▸ **DATASET CONTENT**
## begin

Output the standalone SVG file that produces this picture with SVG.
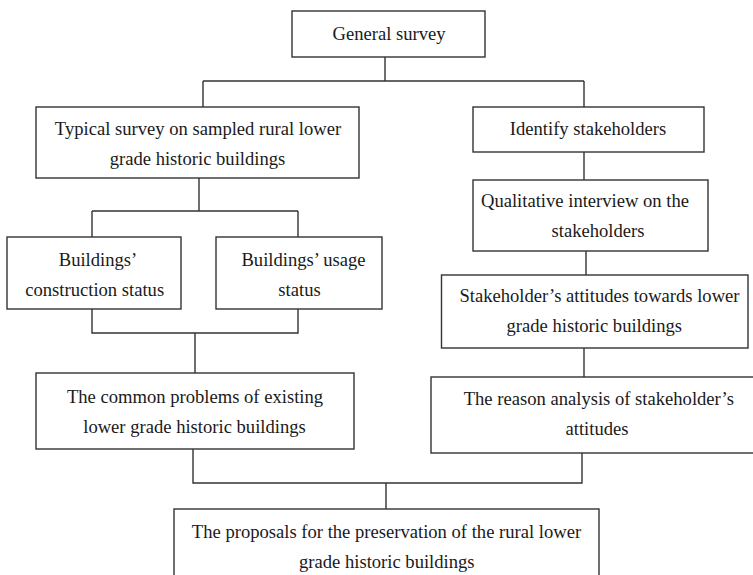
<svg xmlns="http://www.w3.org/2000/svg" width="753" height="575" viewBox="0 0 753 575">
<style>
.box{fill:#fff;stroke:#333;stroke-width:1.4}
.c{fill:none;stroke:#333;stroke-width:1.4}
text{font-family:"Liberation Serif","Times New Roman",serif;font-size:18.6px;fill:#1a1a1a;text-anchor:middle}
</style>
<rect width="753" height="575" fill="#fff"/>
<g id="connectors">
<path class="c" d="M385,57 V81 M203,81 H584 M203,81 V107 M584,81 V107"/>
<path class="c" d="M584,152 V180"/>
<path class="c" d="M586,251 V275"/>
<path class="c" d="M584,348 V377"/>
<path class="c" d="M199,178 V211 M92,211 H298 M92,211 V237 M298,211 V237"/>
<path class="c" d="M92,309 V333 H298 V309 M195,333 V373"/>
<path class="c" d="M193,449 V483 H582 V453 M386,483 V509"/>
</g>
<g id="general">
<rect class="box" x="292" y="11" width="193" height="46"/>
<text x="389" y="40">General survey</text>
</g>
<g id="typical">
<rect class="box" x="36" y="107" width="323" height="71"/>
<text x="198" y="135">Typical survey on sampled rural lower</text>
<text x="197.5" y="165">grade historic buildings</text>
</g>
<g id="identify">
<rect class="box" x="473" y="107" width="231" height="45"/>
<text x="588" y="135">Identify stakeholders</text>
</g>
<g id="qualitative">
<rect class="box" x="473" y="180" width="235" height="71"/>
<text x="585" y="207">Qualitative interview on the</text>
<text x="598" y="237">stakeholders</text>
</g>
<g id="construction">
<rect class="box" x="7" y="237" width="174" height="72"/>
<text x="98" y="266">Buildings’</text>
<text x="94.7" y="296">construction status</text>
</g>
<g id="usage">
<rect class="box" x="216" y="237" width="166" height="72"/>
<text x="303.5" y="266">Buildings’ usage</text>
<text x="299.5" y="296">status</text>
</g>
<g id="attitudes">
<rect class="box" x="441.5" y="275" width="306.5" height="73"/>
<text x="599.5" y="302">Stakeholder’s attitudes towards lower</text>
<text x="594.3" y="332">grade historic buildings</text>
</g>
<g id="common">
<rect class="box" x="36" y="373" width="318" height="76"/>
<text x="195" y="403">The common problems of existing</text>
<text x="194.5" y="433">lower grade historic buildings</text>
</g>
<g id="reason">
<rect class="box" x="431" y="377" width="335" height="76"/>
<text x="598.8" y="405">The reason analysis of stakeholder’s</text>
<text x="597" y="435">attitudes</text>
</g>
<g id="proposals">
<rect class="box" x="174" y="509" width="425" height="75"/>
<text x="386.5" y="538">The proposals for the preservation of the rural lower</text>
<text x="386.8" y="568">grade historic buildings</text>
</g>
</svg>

## end
## begin

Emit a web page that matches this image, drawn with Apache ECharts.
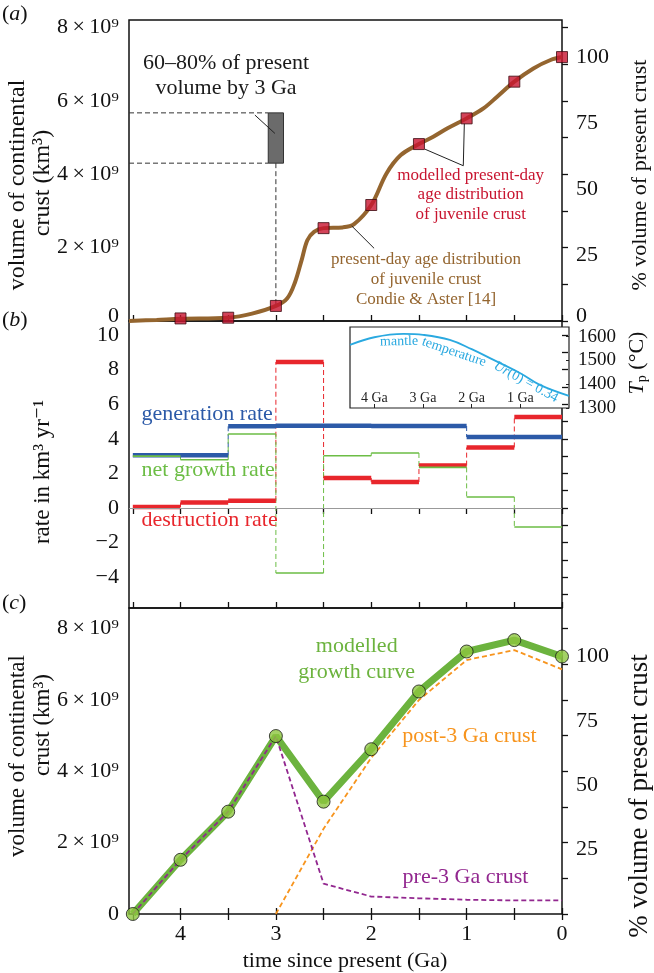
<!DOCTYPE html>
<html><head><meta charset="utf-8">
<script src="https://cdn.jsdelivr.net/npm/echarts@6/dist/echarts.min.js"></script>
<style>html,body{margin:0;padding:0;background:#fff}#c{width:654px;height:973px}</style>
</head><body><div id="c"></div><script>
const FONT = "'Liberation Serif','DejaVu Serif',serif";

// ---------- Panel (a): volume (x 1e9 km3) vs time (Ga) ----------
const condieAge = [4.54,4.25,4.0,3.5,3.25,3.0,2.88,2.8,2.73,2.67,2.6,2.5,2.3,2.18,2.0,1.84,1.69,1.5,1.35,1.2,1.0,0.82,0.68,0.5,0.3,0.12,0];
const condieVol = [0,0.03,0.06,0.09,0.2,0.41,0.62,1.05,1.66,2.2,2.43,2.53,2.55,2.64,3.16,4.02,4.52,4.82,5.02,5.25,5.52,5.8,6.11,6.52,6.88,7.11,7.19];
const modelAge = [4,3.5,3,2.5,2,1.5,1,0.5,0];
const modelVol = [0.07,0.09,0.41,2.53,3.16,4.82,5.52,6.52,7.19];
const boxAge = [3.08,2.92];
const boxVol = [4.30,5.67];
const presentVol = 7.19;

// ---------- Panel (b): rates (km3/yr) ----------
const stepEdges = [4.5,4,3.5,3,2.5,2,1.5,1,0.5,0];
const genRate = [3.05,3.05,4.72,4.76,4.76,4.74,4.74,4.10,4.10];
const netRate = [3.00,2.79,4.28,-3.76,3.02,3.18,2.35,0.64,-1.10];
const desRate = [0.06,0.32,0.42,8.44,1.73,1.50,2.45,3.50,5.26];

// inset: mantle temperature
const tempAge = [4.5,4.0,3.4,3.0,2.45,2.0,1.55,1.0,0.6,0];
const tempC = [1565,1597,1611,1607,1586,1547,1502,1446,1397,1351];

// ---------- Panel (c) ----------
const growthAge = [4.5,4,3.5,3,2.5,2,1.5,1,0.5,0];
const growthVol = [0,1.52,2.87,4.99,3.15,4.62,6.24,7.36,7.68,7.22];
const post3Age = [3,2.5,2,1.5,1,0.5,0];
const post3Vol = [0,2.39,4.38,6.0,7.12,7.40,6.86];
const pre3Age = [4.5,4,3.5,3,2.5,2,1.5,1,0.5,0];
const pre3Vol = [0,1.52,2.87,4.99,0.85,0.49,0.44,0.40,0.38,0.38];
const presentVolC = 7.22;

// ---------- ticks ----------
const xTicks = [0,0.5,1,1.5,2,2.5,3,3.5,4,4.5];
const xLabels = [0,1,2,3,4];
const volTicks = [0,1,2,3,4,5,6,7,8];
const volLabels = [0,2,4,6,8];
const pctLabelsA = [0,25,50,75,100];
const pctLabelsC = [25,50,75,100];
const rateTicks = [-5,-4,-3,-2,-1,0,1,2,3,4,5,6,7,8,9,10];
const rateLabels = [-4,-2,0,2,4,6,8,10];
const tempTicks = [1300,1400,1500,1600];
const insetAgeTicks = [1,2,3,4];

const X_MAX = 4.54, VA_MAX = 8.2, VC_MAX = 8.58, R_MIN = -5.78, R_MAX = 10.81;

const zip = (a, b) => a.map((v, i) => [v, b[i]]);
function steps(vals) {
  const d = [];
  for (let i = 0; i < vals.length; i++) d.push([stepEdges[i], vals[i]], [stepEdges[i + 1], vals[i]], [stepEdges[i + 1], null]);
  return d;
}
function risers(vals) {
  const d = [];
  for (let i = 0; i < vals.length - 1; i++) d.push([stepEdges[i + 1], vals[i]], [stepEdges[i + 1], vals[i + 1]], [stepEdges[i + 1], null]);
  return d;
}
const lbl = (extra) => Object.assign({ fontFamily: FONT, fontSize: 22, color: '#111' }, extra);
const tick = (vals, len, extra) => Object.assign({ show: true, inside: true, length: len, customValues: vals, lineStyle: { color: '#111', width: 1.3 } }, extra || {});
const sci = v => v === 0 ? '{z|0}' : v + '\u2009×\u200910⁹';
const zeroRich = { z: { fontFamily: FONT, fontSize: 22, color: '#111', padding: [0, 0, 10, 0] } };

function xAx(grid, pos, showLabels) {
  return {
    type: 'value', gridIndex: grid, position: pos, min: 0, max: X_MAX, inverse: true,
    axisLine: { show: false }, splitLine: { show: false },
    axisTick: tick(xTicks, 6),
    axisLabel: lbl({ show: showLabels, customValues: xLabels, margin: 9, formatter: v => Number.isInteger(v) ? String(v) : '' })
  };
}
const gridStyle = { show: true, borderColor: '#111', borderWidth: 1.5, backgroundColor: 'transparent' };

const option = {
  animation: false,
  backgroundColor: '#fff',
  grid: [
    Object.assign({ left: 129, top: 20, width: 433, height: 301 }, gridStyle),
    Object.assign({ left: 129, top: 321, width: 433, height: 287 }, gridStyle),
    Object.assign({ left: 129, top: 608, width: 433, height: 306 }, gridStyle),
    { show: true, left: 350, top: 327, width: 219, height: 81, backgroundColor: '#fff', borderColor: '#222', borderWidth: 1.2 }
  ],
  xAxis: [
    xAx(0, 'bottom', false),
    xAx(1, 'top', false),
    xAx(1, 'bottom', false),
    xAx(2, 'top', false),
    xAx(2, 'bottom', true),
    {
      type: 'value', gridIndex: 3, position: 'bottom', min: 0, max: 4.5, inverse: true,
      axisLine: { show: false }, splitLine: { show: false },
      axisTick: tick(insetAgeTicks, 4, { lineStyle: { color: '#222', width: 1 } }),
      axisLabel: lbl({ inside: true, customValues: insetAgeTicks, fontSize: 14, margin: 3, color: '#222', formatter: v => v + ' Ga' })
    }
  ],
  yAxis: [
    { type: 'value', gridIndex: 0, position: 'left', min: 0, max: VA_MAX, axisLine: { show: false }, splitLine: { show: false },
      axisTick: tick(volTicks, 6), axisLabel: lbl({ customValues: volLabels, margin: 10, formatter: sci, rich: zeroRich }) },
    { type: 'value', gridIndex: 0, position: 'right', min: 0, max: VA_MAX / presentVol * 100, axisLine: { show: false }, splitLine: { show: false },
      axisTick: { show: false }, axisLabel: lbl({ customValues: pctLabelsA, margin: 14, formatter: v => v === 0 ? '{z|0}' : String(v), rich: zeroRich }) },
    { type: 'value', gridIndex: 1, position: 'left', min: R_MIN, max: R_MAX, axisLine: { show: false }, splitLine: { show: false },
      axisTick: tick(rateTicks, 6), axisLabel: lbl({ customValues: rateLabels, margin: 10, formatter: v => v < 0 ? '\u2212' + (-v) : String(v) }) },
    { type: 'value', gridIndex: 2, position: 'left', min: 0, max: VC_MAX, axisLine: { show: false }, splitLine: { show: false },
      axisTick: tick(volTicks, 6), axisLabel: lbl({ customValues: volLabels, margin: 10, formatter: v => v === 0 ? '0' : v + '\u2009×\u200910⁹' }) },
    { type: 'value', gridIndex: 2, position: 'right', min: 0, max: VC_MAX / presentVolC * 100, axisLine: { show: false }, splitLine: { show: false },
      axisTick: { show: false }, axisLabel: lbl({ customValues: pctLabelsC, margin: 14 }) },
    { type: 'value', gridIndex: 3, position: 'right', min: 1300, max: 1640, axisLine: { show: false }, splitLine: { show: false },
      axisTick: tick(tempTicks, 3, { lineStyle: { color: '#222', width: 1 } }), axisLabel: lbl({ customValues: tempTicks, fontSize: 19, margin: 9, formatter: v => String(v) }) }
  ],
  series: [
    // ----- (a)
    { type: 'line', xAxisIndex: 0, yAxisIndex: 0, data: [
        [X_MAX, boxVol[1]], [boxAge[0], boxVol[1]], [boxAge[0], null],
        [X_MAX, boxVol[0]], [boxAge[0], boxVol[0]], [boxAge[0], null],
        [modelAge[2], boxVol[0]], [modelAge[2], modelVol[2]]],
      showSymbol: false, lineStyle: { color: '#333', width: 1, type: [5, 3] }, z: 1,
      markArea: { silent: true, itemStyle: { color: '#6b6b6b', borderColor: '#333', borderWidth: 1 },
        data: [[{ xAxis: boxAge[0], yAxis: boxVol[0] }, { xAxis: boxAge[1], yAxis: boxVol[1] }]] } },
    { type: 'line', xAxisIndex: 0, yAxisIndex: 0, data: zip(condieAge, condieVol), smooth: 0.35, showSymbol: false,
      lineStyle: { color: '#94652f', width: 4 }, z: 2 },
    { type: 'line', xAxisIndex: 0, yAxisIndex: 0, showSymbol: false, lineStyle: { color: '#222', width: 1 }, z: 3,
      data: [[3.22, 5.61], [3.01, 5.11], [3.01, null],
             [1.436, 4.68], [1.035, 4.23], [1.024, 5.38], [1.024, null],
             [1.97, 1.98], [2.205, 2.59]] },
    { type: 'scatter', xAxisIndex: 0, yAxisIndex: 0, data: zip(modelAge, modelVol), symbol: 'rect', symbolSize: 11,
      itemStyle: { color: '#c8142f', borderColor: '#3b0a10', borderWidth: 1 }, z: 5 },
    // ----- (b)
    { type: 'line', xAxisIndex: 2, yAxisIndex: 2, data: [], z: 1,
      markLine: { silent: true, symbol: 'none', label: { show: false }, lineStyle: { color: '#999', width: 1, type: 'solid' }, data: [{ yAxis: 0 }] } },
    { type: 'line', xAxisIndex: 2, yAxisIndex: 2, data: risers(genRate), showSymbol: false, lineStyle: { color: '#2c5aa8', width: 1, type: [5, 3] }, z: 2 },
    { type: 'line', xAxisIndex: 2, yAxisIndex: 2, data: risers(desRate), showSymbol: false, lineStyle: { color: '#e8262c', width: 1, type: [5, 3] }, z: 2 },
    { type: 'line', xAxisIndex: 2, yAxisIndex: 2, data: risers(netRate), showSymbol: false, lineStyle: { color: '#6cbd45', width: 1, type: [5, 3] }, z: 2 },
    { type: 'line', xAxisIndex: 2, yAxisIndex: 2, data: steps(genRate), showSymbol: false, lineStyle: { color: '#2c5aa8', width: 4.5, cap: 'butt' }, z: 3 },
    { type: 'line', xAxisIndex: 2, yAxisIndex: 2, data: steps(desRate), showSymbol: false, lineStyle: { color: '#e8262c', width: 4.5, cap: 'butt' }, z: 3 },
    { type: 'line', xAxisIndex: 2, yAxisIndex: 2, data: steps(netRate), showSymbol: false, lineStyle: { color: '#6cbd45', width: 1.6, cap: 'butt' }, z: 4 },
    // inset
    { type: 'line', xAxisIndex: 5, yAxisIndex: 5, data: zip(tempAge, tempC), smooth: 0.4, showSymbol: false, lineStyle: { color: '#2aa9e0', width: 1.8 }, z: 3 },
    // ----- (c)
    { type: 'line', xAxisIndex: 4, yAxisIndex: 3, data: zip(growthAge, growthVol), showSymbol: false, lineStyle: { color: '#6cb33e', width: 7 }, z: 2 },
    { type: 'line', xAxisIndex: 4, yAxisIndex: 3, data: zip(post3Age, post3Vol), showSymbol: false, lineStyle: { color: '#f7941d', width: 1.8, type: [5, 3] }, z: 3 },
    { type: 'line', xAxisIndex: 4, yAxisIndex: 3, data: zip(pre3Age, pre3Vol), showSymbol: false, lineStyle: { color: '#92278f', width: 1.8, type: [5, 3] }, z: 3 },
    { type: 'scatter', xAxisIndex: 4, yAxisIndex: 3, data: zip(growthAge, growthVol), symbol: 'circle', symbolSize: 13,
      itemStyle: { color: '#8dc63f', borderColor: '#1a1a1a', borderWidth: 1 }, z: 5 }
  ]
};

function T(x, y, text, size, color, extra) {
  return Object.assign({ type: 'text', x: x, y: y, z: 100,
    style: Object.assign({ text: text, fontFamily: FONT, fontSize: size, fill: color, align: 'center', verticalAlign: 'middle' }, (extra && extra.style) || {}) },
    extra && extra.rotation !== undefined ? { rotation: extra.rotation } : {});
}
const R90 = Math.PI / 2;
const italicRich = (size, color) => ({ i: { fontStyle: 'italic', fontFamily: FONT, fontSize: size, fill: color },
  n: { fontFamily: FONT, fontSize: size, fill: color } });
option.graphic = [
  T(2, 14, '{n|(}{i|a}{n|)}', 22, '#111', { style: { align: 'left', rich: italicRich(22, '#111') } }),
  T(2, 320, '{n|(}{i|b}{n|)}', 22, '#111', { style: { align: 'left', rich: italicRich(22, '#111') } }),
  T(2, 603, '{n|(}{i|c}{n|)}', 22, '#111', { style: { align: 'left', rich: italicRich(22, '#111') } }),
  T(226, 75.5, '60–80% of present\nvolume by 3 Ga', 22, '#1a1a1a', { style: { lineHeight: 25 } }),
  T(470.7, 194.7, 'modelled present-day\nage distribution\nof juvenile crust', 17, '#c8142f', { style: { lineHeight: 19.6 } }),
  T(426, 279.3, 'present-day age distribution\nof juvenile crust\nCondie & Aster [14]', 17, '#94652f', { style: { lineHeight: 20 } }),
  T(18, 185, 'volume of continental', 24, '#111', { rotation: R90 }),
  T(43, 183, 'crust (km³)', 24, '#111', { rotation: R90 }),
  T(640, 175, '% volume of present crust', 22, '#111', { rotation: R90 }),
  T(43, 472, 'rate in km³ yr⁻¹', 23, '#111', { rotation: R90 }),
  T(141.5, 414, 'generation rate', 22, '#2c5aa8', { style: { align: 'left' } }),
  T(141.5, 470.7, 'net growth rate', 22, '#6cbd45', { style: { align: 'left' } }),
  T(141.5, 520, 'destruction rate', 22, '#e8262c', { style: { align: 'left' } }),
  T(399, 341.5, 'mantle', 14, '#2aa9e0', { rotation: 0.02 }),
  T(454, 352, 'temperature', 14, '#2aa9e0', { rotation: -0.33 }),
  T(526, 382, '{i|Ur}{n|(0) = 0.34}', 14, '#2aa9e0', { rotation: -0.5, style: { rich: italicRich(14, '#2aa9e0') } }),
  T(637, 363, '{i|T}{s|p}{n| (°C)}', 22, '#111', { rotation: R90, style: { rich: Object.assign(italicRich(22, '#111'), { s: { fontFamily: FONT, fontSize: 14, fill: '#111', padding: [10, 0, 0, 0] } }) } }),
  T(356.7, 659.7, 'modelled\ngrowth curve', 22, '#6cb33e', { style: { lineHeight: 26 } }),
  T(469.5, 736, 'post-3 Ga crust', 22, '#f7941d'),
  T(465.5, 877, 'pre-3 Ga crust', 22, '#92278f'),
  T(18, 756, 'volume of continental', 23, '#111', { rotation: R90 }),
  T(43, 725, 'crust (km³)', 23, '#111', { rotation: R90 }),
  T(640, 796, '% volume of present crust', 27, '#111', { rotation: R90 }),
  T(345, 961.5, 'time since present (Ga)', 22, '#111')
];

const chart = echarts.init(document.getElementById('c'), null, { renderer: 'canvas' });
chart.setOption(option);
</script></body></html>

## end

▸ **WORK REQUIRED**
Give only the number of lines in the entries that contain "this".

▸ **THE OUTPUT**
2